Spot gold was up 0.3 percent at $1,282.38 per ounce, as of 0301 GMT. U.S. gold futures were up 0.2 percent at $1,283.90 an ounce.
“We have seen a bit of a risk-averse move this morning in Asian trading following the comments from Trump over the weekend regarding the U.S.-China trade deal,” ANZ analyst Daniel Hynes said.
“Certainly that has induced some safe-haven buying in gold and has jolted the (gold) market back into action.”
United States President Donald Trump on Sunday announced he would hike tariffs on $200 billion worth of Chinese goods this week.

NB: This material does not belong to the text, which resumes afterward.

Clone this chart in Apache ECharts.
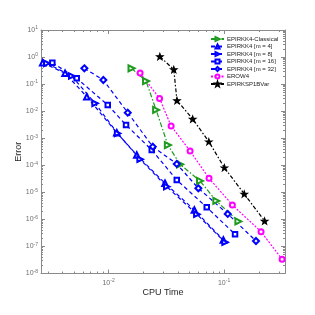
<!DOCTYPE html>
<html><head><meta charset="utf-8">
<script src="https://cdn.jsdelivr.net/npm/echarts@6/dist/echarts.min.js"></script>
<style>html,body{margin:0;padding:0;background:#fff}#c{width:315px;height:315px}</style>
</head><body><div id="c"></div>
<script>
// ---- data ----
const names = ['EPIRKK4-Classical','EPIRKK4 [m = 4]','EPIRKK4 [m = 8]','EPIRKK4 [m = 16]','EPIRKK4 [m = 32]','EROW4','EPIRKSP1BVar'];
const classicalX = [0.0158,0.0211,0.0258,0.0326,0.0416,0.0619,0.0857,0.133];
const classicalY = [0.384,0.130,0.0111,5.6e-4,1.09e-4,2.63e-5,4.8e-6,8.4e-7];
const m4X = [0.00269,0.0042,0.00648,0.01178,0.01754,0.0308,0.0553,0.0986];
const m4Y = [0.619,0.251,0.0343,0.0016,2.40e-4,2.16e-5,2.23e-6,1.73e-7];
const m8X = [0.00292,0.0048,0.00764,0.01197,0.01875,0.0319,0.0581,0.102];
const m8Y = [0.588,0.1995,0.01955,0.0015,1.67e-4,1.62e-5,1.55e-6,1.43e-7];
const m16X = [0.00326,0.0053,0.00984,0.01417,0.02366,0.03896,0.0708,0.1245];
const m16Y = [0.619,0.164,0.0169,0.00309,3.67e-4,2.86e-5,2.8e-6,2.82e-7];
const m32X = [0.00617,0.00901,0.01466,0.02414,0.03896,0.0599,0.1076,0.189];
const m32Y = [0.384,0.142,0.00879,4.87e-4,1.12e-4,1.41e-5,1.59e-6,1.59e-7];
const erowX = [0.01875,0.02765,0.0348,0.0508,0.0741,0.118,0.209,0.318];
const erowY = [0.2576,0.0294,0.00283,3.38e-4,3.31e-5,3.41e-6,3.52e-7,3.36e-8];
const spX = [0.0278,0.0367,0.0391,0.0535,0.0738,0.1007,0.1496,0.2244];
const spY = [1.05,0.347,0.0248,0.00514,7.45e-4,8.15e-5,8.7e-6,8.7e-7];
const xTicks = [0.01, 0.1];
const yTicks = [1e-8,1e-7,1e-6,1e-5,1e-4,1e-3,1e-2,1e-1,1,10];
const xRange = [0.0026, 0.337];
const yRange = [1e-8, 10];
const xTitle = 'CPU Time', yTitle = 'Error';

// ---- helpers ----
function minorTicks(range){
  const out=[]; const k0=Math.floor(Math.log10(range[0])), k1=Math.ceil(Math.log10(range[1]));
  for(let k=k0;k<=k1;k++){for(let m=2;m<=9;m++){const v=m*Math.pow(10,k); if(v>range[0]*1.0001&&v<range[1]*0.9999) out.push(v);}}
  return out;
}
function pairs(xs,ys){return xs.map((x,i)=>[x,ys[i]]);}
function sup(v){const e=Math.round(Math.log10(v)); if(Math.abs(Math.log10(v)-e)>1e-6) return ''; return '{b|10}{s|'+e+'}';}
const axCol='#8a8a8a', labCol='#6e6e6e';
const rich={b:{fontSize:7,color:labCol,fontFamily:'Liberation Sans'},s:{fontSize:5,color:labCol,verticalAlign:'top',padding:[0,0,4,0],fontFamily:'Liberation Sans'}};
function xAx(pos,major,showLab,extra){
  return Object.assign({type:'log',logBase:10,position:pos,min:xRange[0],max:xRange[1],gridIndex:0,
    axisLine:{show:major,lineStyle:{color:axCol,width:1}},
    axisTick:{show:true,inside:true,length:major?4:2,customValues:major?xTicks:minorTicks(xRange),lineStyle:{color:axCol}},
    axisLabel:{show:showLab,customValues:xTicks,formatter:sup,rich:rich,margin:5},
    splitLine:{show:false},minorTick:{show:false}},extra||{});
}
function yAx(pos,major,showLab,extra){
  return Object.assign({type:'log',logBase:10,position:pos,min:yRange[0],max:yRange[1],gridIndex:0,
    axisLine:{show:major,lineStyle:{color:axCol,width:1}},
    axisTick:{show:true,inside:true,length:major?4:2,customValues:major?yTicks:minorTicks(yRange),lineStyle:{color:axCol}},
    axisLabel:{show:showLab,customValues:yTicks,formatter:sup,rich:rich,margin:3},
    splitLine:{show:false},minorTick:{show:false}},extra||{});
}
const star='path://M0,-10L2.35,-3.24L9.51,-3.09L3.8,1.24L5.88,8.09L0,4L-5.88,8.09L-3.8,1.24L-9.51,-3.09L-2.35,-3.24Z';
function ser(name,xs,ys,color,symbol,size,dash,rot,filled){
  return {name:name,type:'line',data:pairs(xs,ys),xAxisIndex:0,yAxisIndex:0,
    symbol:symbol,symbolSize:size,symbolRotate:rot||0,symbolKeepAspect:true,showAllSymbol:true,
    lineStyle:{color:color,width:1.2,type:dash},
    itemStyle:{color:color,borderColor:color,borderWidth:1.1},
    emphasis:{disabled:true},animation:false,z:3};
}
const chart=echarts.init(document.getElementById('c'),null,{renderer:'canvas'});
chart.setOption({
  backgroundColor:'#fff',
  animation:false,
  textStyle:{fontFamily:'Liberation Sans'},
  grid:{left:41,right:30,top:30,bottom:41.5,containLabel:false},
  xAxis:[
    xAx('bottom',true,true,{name:xTitle,nameLocation:'middle',nameGap:15,nameMoveOverlap:false,nameTextStyle:{fontSize:9,color:'#262626',fontFamily:'Liberation Sans'}}),
    xAx('bottom',false,false),
    xAx('top',true,false),
    xAx('top',false,false)
  ],
  yAxis:[
    yAx('left',true,true,{name:yTitle,nameLocation:'middle',nameGap:18,nameMoveOverlap:false,nameTextStyle:{fontSize:9,color:'#262626',fontFamily:'Liberation Sans'}}),
    yAx('left',false,false),
    yAx('right',true,false),
    yAx('right',false,false)
  ],
  legend:{show:true,orient:'vertical',left:210,top:35.5,padding:0,itemWidth:13,itemHeight:5,itemGap:0.5,
    textStyle:{fontSize:6,lineHeight:7,color:'#222',fontFamily:'Liberation Sans',padding:[0,0,0,-2]},data:names},
  series:[
    ser(names[0],classicalX,classicalY,'#1e9a1e','emptyTriangle',6,[5,2,1.5,2],-90),
    ser(names[1],m4X,m4Y,'#0000ff','emptyTriangle',5.5,[4,3],0),
    ser(names[2],m8X,m8Y,'#0000ff','emptyTriangle',5.5,[4,3],-90),
    ser(names[3],m16X,m16Y,'#0000ff','emptyRect',4.5,[4,3],0),
    ser(names[4],m32X,m32Y,'#0000ff','emptyDiamond',6,[4,3],0),
    ser(names[5],erowX,erowY,'#ff00ff','emptyCircle',5,[2,1.5],0),
    ser(names[6],spX,spY,'#000000',star,6.5,[4,2,1.5,2],0,true)
  ]
});
</script></body></html>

He also said he would target a further $325 billion of Chinese goods with 25 percent tariffs “shortly”.
This is a considerable shift in stance from the past week where he heralded that trade talks between the two countries were going “pretty well”.
The comment dented Asian equities and oil prices, while boosting the yen, which like the yellow metal, is considered a safe haven during times of a geopolitical or global economic turmoil. [MKTS/GLOB] [FRX/]
According to a report by the Wall Street Journal, China now considers cancelling trade negotiations with the United States after Trump’s tariff-hike threats.
Last week, the mood among gold investors turned gloomy, pushing the metal to a four-month low after the U.S. Federal Reserve Chairman Jerome Powell dashed hopes of a rate cut this year.
In the previous session, holdings of SPDR Gold Trust, the world’s largest gold backed exchange, dropped 0.63 percent to 740.82 tonnes, its lowest since Oct. 11. [GOL/ETF]
However, the metal truncated its weekly percentage decline on Friday instigated by investors covering their short positions and a fall in the dollar after U.S. jobs data showed wage gains did not accelerate as expected.
“Having made a comeback on a weaker dollar last Friday, gold is poised to benefit strongly from safe-haven flows as investors dump stocks and rotate into bonds and precious metals,” Jeffrey Halley, a senior market analyst with OANDA, said in a note.
Physical demand for the metal had also been robust last week with India and Singapore leveraging the correction in prices ahead of a key gold-buying festival. [GOL/AS]
Elsewhere, silver slipped 0.4 percent to $14.86 per ounce, while platinum fell 1.5 percent to $856 per ounce.
Palladium dropped 1.4 percent to $1,352.51 an ounce.